I wonder if a couple of things could be at play here.
The original email used csv to mean "character separated value
(aka tab delimited)", but I'm used to seeing CSV mean "comma
separated value". Some versions of CSV also allow double-quotes
to enclose values, which significantly effects parsing.
Whether separated by commas or tabs, the data values will have to
be cleansed of the delimiter (tab or comma) for the format to work.
In much of my work, tabs are better value delimiters because they're
either more rare in values or easier to clean out of values (tending
to be less significant than commas).
--- On Tue, 31 Oct 2006, Charles Blair wrote:
> On Tue, Oct 31, 2006 at 09:29:23AM -0500, Kai Naumann wrote:
> > we are planning a business rule for the character separated value
> > format (aka tabbed format), dealing with the best choice for field
> > delimiter, and with the problem of text delimiters encountered
> > inside texts.
> the typical problem with tab-delimited is encountering tabs or
> newlines inside a field value, input by people who want to "format"
> the data, say in a description field. in these cases i tell them to
> export the data including field names as the first row. my parser
> count these, to tell it how many fields it should expect, then it
> counts the fields in every row. it reports when it encounters a row
> that has more or fewer fields than expected, returning the row number
> with how many fields it found, in which case i send the data back to
> the user with the report and tell them to fix the problem. it's simple
> enough to write these parsers in your language of choice.

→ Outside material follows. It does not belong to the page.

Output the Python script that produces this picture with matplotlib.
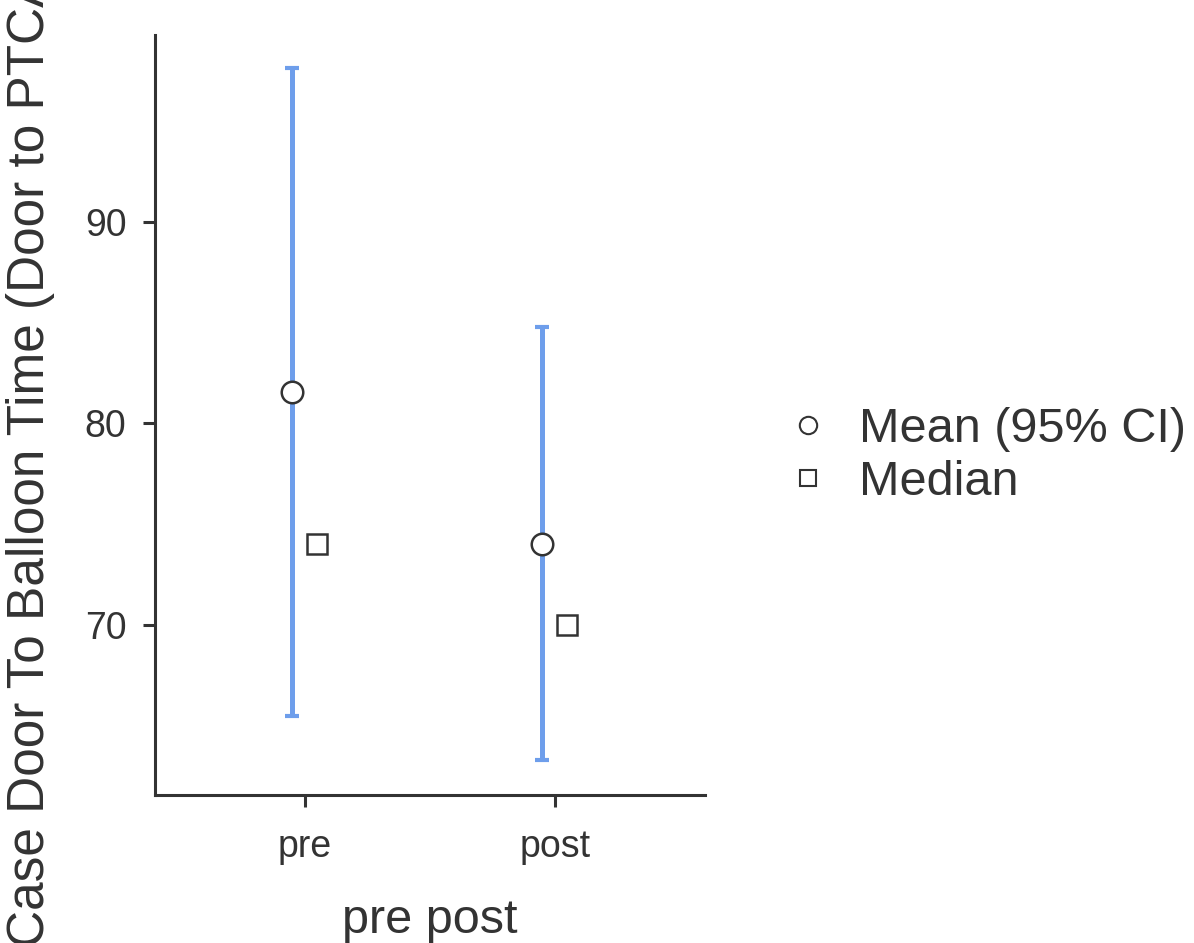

> with csv you're not going to have the problem with embedded tabs. i
> can't remember offhand how much of a problem embedded newlines
> represent. it's simple enough to experiment with, though.
> another issue you might want to keep in mind is character encoding if
> that is relevant in your situation. people using these formats
> typically are generating data using MS Windows products, which default
> to codepage 1252 for character encoding. since i typically want to
> convert tab-delimited or csv to xml, i need to convert anything i get
> from these sources to utf-8 using a tool such as GNU recode, or tell
> them to export as utf-8 (but check what you get in these cases).